[EXERCISE DIRECTIONS]: Write out nothing but the lines from the first line of the entries below through the line with "from matplotlib.colors import to_rgb"; no pictures go in.

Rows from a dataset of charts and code

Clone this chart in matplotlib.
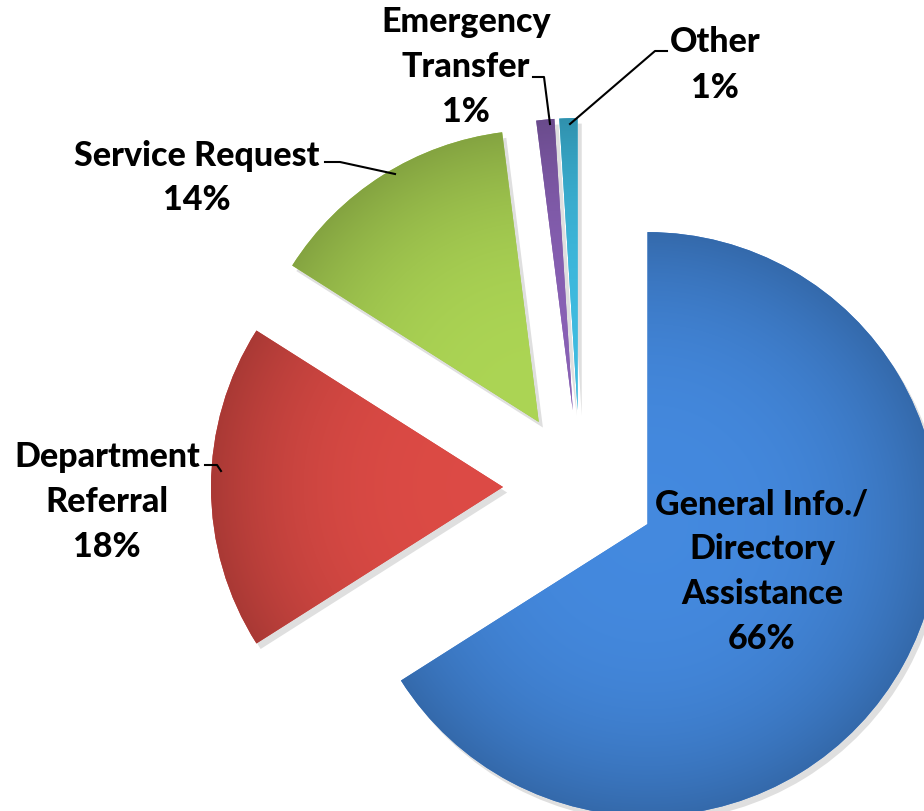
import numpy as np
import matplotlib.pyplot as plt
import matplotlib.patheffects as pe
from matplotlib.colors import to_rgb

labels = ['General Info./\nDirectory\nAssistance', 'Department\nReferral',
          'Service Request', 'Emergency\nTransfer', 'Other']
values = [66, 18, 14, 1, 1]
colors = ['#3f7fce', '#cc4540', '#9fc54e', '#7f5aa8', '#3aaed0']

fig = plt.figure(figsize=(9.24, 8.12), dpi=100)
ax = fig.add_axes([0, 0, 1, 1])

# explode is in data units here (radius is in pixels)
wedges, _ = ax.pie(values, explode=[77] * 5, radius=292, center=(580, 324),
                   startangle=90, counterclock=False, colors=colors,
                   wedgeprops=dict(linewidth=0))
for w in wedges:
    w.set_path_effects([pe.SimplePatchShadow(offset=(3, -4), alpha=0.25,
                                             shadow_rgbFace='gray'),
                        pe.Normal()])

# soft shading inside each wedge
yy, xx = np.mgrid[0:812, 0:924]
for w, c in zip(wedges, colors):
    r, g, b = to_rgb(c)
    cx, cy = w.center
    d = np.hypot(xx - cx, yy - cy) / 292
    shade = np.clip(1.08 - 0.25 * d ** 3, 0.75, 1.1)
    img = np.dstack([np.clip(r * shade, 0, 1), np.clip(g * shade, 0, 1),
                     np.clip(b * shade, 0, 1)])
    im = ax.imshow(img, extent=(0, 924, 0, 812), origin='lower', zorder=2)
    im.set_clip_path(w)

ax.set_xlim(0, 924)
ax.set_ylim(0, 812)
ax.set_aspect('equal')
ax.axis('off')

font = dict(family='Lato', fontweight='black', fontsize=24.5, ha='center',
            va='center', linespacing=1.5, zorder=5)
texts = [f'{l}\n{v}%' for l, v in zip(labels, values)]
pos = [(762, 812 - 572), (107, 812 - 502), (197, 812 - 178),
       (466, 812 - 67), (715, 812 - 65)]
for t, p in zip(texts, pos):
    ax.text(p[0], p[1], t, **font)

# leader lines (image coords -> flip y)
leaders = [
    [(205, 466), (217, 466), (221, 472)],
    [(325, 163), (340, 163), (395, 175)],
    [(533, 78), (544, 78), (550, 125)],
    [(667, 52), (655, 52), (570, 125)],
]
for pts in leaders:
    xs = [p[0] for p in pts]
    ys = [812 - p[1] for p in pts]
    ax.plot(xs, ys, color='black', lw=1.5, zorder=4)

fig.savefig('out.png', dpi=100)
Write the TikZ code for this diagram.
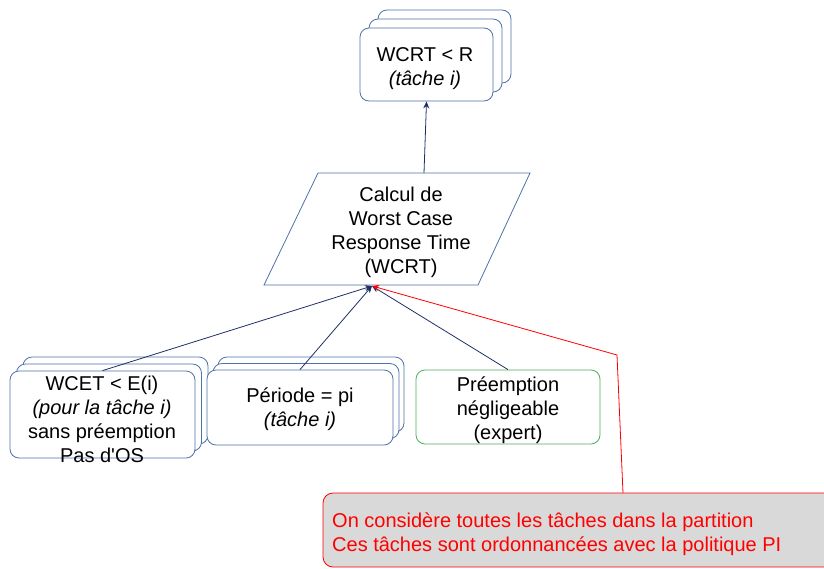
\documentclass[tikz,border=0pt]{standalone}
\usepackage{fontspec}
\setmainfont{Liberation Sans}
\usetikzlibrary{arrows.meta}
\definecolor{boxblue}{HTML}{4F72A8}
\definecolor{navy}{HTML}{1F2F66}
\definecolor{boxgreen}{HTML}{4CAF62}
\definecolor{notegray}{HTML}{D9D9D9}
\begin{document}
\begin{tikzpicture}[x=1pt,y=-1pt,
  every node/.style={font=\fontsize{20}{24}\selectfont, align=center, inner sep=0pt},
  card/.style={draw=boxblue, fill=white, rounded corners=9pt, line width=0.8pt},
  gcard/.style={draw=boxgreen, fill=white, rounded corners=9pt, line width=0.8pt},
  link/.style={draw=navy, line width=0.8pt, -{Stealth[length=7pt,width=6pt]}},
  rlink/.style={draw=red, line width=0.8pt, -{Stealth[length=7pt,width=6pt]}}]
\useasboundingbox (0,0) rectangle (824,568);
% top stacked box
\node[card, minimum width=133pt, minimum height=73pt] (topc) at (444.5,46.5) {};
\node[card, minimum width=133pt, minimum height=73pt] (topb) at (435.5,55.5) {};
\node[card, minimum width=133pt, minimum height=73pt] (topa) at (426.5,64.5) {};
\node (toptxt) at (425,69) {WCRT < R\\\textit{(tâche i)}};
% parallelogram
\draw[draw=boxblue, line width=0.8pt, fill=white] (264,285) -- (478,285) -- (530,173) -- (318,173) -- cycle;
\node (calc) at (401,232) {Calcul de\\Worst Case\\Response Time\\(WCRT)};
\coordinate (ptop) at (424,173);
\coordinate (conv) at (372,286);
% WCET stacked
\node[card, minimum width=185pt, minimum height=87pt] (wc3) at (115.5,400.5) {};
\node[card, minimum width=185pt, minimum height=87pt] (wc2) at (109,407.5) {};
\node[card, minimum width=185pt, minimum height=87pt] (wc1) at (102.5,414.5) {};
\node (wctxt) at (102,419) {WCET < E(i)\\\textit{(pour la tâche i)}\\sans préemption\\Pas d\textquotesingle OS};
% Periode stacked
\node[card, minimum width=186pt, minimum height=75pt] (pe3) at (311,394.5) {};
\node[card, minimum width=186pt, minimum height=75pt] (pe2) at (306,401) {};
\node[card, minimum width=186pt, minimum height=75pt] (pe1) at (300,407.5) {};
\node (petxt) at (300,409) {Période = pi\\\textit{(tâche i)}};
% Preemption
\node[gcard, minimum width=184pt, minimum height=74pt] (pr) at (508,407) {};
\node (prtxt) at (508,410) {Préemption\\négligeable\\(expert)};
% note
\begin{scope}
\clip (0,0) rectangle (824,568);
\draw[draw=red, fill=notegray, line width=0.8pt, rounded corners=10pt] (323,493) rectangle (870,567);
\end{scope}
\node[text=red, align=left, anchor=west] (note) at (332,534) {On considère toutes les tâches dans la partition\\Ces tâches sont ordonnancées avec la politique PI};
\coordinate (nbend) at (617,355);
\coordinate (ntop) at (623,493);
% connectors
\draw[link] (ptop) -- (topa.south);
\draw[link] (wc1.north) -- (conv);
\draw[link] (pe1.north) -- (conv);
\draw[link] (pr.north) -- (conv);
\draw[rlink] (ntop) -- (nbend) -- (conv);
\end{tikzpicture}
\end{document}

[THE REPLY]:
Clone this chart in matplotlib.
import numpy as np
import matplotlib.pyplot as plt
import matplotlib.patheffects as pe
from matplotlib.colors import to_rgb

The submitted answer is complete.